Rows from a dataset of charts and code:

━━━

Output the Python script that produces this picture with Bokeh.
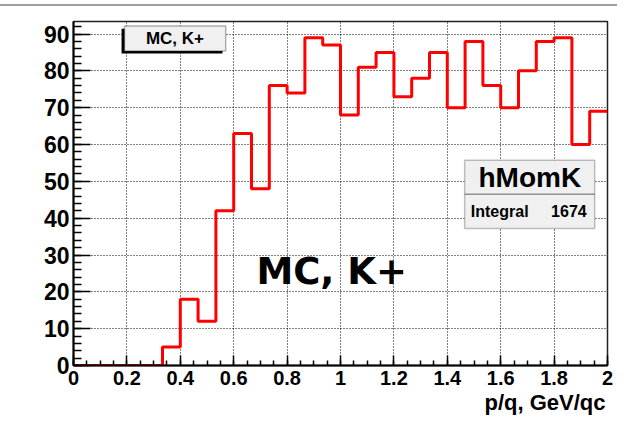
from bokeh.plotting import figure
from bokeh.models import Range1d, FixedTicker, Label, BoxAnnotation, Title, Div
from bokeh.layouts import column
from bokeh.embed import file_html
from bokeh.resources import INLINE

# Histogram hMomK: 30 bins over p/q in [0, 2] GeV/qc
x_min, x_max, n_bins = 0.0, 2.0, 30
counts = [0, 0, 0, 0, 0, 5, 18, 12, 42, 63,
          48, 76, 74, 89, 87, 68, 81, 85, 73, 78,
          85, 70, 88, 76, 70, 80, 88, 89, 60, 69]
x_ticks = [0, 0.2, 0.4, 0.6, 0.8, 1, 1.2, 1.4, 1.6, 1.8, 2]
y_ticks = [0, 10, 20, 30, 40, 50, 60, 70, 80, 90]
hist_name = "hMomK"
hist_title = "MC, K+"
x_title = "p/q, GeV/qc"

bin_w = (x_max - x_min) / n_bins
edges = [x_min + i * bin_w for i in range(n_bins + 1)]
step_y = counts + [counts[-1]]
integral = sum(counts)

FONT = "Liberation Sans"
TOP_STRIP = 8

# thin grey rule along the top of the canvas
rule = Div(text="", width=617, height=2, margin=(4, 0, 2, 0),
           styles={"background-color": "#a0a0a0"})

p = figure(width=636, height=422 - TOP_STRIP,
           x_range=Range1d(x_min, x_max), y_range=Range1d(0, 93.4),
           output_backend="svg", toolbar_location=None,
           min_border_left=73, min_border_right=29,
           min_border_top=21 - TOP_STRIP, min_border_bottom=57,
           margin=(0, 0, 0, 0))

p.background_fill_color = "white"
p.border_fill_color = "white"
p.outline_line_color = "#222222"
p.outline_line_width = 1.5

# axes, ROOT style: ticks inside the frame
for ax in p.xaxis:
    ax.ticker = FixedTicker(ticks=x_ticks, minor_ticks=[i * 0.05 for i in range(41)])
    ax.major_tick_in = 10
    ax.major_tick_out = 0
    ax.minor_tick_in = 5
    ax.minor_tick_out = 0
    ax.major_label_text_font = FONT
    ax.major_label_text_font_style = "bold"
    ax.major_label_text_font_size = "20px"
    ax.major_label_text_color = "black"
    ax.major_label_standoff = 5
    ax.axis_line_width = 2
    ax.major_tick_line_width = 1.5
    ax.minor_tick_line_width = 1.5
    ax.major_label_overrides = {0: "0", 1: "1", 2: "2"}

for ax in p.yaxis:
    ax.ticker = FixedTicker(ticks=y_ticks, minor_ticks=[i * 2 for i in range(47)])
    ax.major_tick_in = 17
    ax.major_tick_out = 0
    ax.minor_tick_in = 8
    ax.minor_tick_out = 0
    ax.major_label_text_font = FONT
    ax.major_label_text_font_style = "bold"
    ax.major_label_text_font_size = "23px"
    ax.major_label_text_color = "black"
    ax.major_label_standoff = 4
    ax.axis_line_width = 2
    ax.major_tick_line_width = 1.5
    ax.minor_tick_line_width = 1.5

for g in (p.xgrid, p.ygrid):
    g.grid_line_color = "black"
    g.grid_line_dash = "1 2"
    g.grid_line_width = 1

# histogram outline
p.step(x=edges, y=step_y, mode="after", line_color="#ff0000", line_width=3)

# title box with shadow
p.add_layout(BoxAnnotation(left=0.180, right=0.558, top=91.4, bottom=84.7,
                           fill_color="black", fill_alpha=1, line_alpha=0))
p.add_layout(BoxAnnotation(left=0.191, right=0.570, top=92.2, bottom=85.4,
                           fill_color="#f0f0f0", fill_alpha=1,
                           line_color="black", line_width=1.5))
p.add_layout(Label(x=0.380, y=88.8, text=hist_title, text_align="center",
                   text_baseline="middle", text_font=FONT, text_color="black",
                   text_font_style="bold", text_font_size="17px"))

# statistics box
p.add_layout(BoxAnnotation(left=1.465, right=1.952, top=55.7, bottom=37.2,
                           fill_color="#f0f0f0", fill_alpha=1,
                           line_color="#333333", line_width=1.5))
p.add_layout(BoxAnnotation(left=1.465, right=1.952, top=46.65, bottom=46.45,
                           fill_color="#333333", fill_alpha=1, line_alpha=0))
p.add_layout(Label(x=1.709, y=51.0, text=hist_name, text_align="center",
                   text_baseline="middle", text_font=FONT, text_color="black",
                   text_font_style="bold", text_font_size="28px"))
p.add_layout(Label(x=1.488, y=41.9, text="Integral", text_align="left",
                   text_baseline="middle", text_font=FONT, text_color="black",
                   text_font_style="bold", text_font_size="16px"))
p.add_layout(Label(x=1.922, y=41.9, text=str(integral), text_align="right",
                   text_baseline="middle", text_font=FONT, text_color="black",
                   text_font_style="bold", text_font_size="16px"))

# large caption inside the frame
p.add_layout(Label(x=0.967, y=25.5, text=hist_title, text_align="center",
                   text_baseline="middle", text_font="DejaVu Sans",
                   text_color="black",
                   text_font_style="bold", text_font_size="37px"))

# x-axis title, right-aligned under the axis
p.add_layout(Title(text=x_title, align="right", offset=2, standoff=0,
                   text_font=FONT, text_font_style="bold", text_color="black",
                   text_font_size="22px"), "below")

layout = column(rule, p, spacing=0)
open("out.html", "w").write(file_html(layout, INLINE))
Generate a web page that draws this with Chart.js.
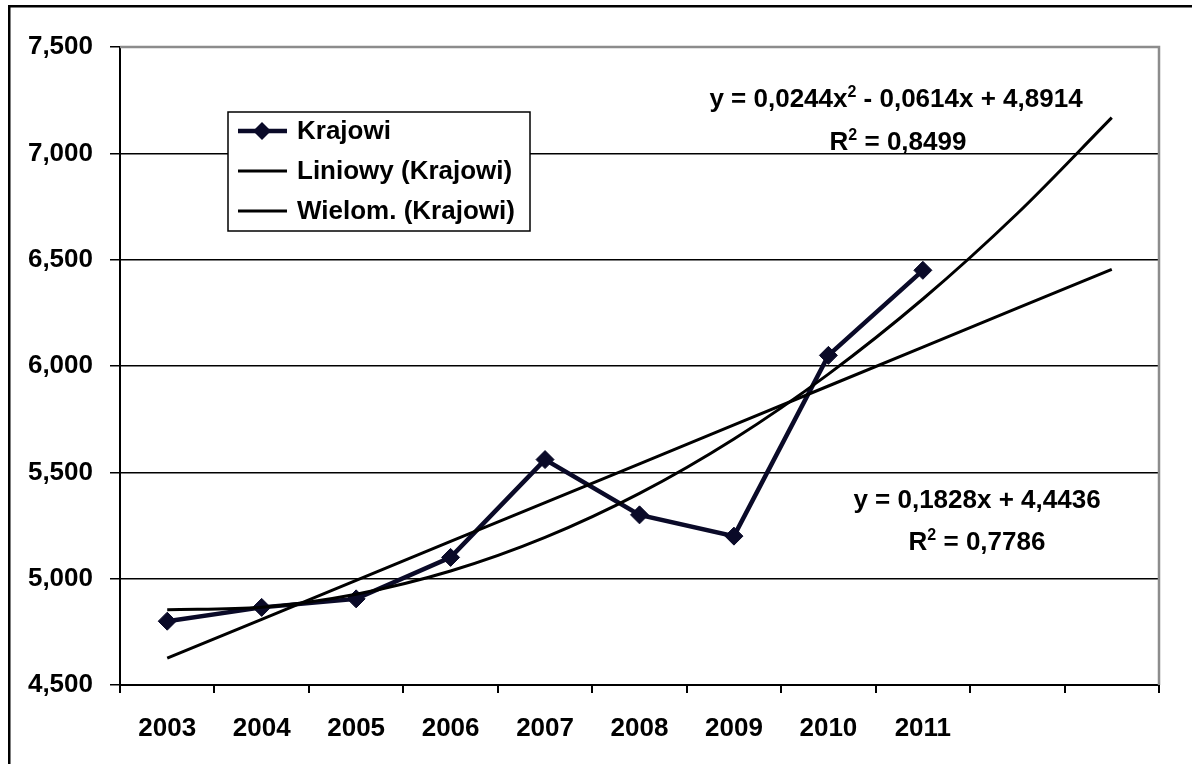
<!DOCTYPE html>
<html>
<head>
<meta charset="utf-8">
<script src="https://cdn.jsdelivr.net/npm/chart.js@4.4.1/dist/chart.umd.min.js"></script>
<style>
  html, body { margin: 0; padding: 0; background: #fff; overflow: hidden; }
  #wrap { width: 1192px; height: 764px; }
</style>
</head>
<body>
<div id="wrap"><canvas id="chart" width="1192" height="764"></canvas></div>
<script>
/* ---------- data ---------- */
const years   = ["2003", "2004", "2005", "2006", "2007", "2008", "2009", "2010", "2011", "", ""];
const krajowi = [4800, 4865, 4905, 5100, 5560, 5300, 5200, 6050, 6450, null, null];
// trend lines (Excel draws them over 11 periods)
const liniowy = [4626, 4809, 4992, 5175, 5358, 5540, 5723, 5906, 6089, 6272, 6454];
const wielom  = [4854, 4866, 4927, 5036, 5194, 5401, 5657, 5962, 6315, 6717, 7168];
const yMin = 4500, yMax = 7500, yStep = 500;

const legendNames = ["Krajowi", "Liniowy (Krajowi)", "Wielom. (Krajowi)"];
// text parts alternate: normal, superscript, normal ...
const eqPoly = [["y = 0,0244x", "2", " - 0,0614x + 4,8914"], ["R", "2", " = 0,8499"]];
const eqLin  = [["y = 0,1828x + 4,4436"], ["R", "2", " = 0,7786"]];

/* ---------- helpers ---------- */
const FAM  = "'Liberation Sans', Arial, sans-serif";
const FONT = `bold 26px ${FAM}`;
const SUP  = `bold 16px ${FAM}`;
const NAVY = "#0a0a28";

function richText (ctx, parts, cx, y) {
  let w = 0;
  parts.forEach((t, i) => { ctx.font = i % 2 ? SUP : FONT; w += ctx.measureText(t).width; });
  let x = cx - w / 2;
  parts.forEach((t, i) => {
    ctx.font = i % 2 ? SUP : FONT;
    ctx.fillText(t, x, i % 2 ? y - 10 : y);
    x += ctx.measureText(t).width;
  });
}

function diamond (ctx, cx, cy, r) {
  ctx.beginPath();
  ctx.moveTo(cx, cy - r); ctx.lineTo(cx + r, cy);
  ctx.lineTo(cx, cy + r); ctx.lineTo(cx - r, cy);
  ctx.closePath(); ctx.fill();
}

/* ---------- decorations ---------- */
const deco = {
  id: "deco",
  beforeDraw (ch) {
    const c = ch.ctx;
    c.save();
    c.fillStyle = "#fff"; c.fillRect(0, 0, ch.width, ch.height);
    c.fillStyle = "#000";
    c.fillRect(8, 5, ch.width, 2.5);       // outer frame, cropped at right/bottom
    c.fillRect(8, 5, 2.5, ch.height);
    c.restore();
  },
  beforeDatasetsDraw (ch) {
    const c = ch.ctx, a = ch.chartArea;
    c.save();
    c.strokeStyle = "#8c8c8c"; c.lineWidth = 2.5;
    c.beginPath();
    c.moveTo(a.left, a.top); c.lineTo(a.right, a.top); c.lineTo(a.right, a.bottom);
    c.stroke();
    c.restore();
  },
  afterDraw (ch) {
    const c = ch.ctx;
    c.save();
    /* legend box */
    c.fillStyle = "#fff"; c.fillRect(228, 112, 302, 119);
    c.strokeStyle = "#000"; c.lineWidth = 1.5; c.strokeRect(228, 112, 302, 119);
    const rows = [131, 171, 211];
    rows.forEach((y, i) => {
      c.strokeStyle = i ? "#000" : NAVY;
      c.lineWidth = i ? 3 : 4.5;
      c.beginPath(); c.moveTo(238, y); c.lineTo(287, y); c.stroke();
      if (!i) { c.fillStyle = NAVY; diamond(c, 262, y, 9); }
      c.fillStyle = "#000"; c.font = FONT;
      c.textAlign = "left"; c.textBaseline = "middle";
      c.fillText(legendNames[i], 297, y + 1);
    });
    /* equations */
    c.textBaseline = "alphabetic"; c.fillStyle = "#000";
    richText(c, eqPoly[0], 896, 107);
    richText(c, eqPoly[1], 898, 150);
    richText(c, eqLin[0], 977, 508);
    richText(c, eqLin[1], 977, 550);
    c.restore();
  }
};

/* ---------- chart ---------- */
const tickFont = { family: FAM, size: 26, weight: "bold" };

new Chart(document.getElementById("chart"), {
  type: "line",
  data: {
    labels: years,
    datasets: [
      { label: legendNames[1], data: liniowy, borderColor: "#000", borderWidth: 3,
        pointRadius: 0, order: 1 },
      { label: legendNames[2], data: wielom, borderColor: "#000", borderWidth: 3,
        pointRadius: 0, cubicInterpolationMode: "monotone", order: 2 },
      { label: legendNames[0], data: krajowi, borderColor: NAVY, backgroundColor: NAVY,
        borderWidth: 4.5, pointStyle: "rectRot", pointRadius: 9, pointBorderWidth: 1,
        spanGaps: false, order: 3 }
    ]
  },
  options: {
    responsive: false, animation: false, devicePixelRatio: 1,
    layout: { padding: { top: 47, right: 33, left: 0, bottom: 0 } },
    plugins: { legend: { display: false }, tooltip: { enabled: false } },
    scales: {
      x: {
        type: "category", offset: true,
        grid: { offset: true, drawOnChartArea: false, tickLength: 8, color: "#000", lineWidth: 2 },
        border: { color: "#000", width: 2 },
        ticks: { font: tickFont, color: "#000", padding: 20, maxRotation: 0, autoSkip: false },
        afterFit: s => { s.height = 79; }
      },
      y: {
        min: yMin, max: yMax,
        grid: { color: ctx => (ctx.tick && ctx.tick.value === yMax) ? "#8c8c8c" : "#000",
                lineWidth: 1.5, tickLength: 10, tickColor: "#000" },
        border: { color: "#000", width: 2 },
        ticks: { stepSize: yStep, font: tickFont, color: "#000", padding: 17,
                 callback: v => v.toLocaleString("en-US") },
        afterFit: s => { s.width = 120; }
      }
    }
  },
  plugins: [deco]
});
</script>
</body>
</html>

━━━

§ Written task: Up to and including the line containing "p.outline_line_width = 1.5", quote each line of the entries above from the very first, please, exactly and without images.

§ Written solution:
Output the Python script that produces this picture with Bokeh.
from bokeh.plotting import figure
from bokeh.models import Range1d, FixedTicker, Label, BoxAnnotation, Title, Div
from bokeh.layouts import column
from bokeh.embed import file_html
from bokeh.resources import INLINE

# Histogram hMomK: 30 bins over p/q in [0, 2] GeV/qc
x_min, x_max, n_bins = 0.0, 2.0, 30
counts = [0, 0, 0, 0, 0, 5, 18, 12, 42, 63,
          48, 76, 74, 89, 87, 68, 81, 85, 73, 78,
          85, 70, 88, 76, 70, 80, 88, 89, 60, 69]
x_ticks = [0, 0.2, 0.4, 0.6, 0.8, 1, 1.2, 1.4, 1.6, 1.8, 2]
y_ticks = [0, 10, 20, 30, 40, 50, 60, 70, 80, 90]
hist_name = "hMomK"
hist_title = "MC, K+"
x_title = "p/q, GeV/qc"

bin_w = (x_max - x_min) / n_bins
edges = [x_min + i * bin_w for i in range(n_bins + 1)]
step_y = counts + [counts[-1]]
integral = sum(counts)

FONT = "Liberation Sans"
TOP_STRIP = 8

# thin grey rule along the top of the canvas
rule = Div(text="", width=617, height=2, margin=(4, 0, 2, 0),
           styles={"background-color": "#a0a0a0"})

p = figure(width=636, height=422 - TOP_STRIP,
           x_range=Range1d(x_min, x_max), y_range=Range1d(0, 93.4),
           output_backend="svg", toolbar_location=None,
           min_border_left=73, min_border_right=29,
           min_border_top=21 - TOP_STRIP, min_border_bottom=57,
           margin=(0, 0, 0, 0))

p.background_fill_color = "white"
p.border_fill_color = "white"
p.outline_line_color = "#222222"
p.outline_line_width = 1.5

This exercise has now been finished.